## Begin DATA PROVIDED

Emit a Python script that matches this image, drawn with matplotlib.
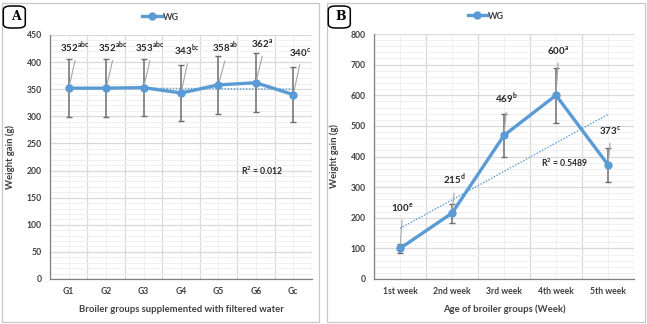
import numpy as np
import matplotlib
matplotlib.use("Agg")
import matplotlib.pyplot as plt
from matplotlib.patches import FancyBboxPatch, Rectangle
from matplotlib.ticker import MultipleLocator

plt.rcParams['font.family'] = ['Lato', 'DejaVu Sans']
plt.rcParams['mathtext.fontset'] = 'custom'
plt.rcParams['mathtext.rm'] = 'Lato'
plt.rcParams['mathtext.bf'] = 'Lato:bold'

# Panel A: weight gain per group
groups_a = ["G1", "G2", "G3", "G4", "G5", "G6", "Gc"]
wg_a = [352, 352, 353, 343, 358, 362, 340]
err_a = [53, 53, 53, 51, 54, 54, 51]
sup_a = ["abc", "abc", "abc", "bc", "ab", "a", "c"]
r2_a = "R$^\\mathbf{2}$ = 0.012"

# Panel B: weight gain per week
weeks_b = ["1st week", "2nd week", "3rd week", "4th week", "5th week"]
wg_b = [100, 215, 469, 600, 373]
err_b = [15, 31, 70, 90, 56]
sup_b = ["e", "d", "b", "a", "c"]
r2_b = "R$^\\mathbf{2}$ = 0.5489"

BLUE = "#5B9BD5"
W, H = 647, 324
fig = plt.figure(figsize=(W / 100, H / 100), dpi=100)


def px_rect(x0, y0, x1, y1):
    return [x0 / W, 1 - y1 / H, (x1 - x0) / W, (y1 - y0) / H]


def panel(ax_rect, box, letter, cats, vals, errs, sups, ymax, ystep,
          lab_dy, lab_dx, r2_text, r2_xy, xlabel):
    # outer frame of the panel
    bx0, by0, bx1, by1 = box
    fig.patches.append(Rectangle((bx0 / W, 1 - by1 / H), (bx1 - bx0) / W,
                                 (by1 - by0) / H, transform=fig.transFigure,
                                 fill=False, edgecolor="#C8C8C8", lw=0.9))
    # letter badge
    fig.patches.append(FancyBboxPatch((bx0 / W + 0.002, 1 - 28 / H), 22 / W, 22 / H,
                                      boxstyle="round,pad=0,rounding_size=0.012",
                                      transform=fig.transFigure, facecolor="white",
                                      edgecolor="black", lw=1.1))
    fig.text((bx0 + 14) / W, 1 - 16 / H, letter, family="DejaVu Serif",
             fontweight="bold", fontsize=9, ha="center", va="center")

    ax = fig.add_axes(px_rect(*ax_rect))
    n = len(cats)
    x = np.arange(n)
    ax.set_xlim(-0.5, n - 0.5)
    ax.set_ylim(0, ymax)
    ax.yaxis.set_major_locator(MultipleLocator(ystep))
    ax.yaxis.set_minor_locator(MultipleLocator(ystep / 5))
    ax.set_xticks(x)
    ax.set_xticklabels(cats)
    ax.set_xticks(np.arange(n + 1) - 0.5, minor=True)
    ax.grid(True, axis="y", which="major", color="#D9D9D9", lw=0.9)
    ax.grid(True, axis="y", which="minor", color="#F0F0F0", lw=0.7)
    ax.grid(True, axis="x", which="minor", color="#D9D9D9", lw=0.9)
    ax.grid(True, axis="x", which="major", color="#F0F0F0", lw=0.7)
    ax.set_axisbelow(True)
    for s in ("top", "right"):
        ax.spines[s].set_visible(False)
    for s in ("left", "bottom"):
        ax.spines[s].set_color("#808080")
        ax.spines[s].set_linewidth(0.9)
    ax.tick_params(which="both", length=0)
    ax.tick_params(axis="both", labelsize=6.2, colors="#404040", pad=6)
    for t in ax.get_xticklabels() + ax.get_yticklabels():
        t.set_fontweight("bold")
    ax.set_ylabel("Weight gain (g)", fontsize=6.8, fontweight="bold",
                  color="#404040", labelpad=8)
    ax.set_xlabel(xlabel, fontsize=6.8, fontweight="bold", color="#404040",
                  labelpad=6)

    # linear trendline
    xs = np.arange(1, n + 1)
    k, b = np.polyfit(xs, vals, 1)
    ax.plot(x, k * xs + b, ls=(0, (1, 1.2)), color=BLUE, lw=1.0, zorder=2)

    ax.errorbar(x, vals, yerr=errs, fmt="none", ecolor="#6E6E6E", elinewidth=1.1,
                capsize=2.5, capthick=1.0, zorder=3)
    ax.plot(x, vals, color=BLUE, lw=2.4, marker="o", ms=5, zorder=4, label="WG")

    for i, (v, s) in enumerate(zip(vals, sups)):
        ly = v + lab_dy[i]
        lx = i + lab_dx
        ax.plot([i, lx], [v, ly - ymax * 0.025], color="#A6A6A6", lw=0.8, zorder=3.5)
        ax.text(lx, ly, f"{v}$^{{\\mathbf{{{s}}}}}$", ha="center", va="bottom",
                fontsize=7, fontweight="bold", color="#262626", zorder=5)

    ax.text(*r2_xy, r2_text, fontsize=6.2, fontweight="bold", color="#262626",
            transform=ax.transData, ha="left", va="center")

    leg = ax.legend(loc="lower center", bbox_to_anchor=(((bx0 + bx1) / 2 - ax_rect[0])
                                                        / (ax_rect[2] - ax_rect[0]), 1.04),
                    frameon=False, fontsize=6.5, handlelength=2.2,
                    handletextpad=0.1, borderaxespad=0)
    for t in leg.get_texts():
        t.set_fontweight("bold")
        t.set_color("#404040")
    return ax


panel((50, 35, 312, 279), (2, 3, 319, 322), "A", groups_a, wg_a, err_a, sup_a,
      450, 50, [62, 62, 61, 65, 55, 60, 66], 0.17, r2_a, (4.6, 200),
      "Broiler groups supplemented with filtered water")

panel((374, 34, 634, 279), (327, 3, 645, 322), "B", weeks_b, wg_b, err_b, sup_b,
      800, 100, [112, 85, 95, 125, 90], 0.04, r2_b, (2.72, 378),
      "Age of broiler groups (Week)")

fig.savefig("out.png", dpi=100)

## End DATA PROVIDED

◆ WHAT TO PRODUCE
Transcribe the opening line of the listing above, please, and every line after it through the line with "plt.rcParams['mathtext.bf'] = 'Lato:bold'", word for word, without pictures.

◆ ANSWER IN FULL
Emit a Python script that matches this image, drawn with matplotlib.
import numpy as np
import matplotlib
matplotlib.use("Agg")
import matplotlib.pyplot as plt
from matplotlib.patches import FancyBboxPatch, Rectangle
from matplotlib.ticker import MultipleLocator

plt.rcParams['font.family'] = ['Lato', 'DejaVu Sans']
plt.rcParams['mathtext.fontset'] = 'custom'
plt.rcParams['mathtext.rm'] = 'Lato'
plt.rcParams['mathtext.bf'] = 'Lato:bold'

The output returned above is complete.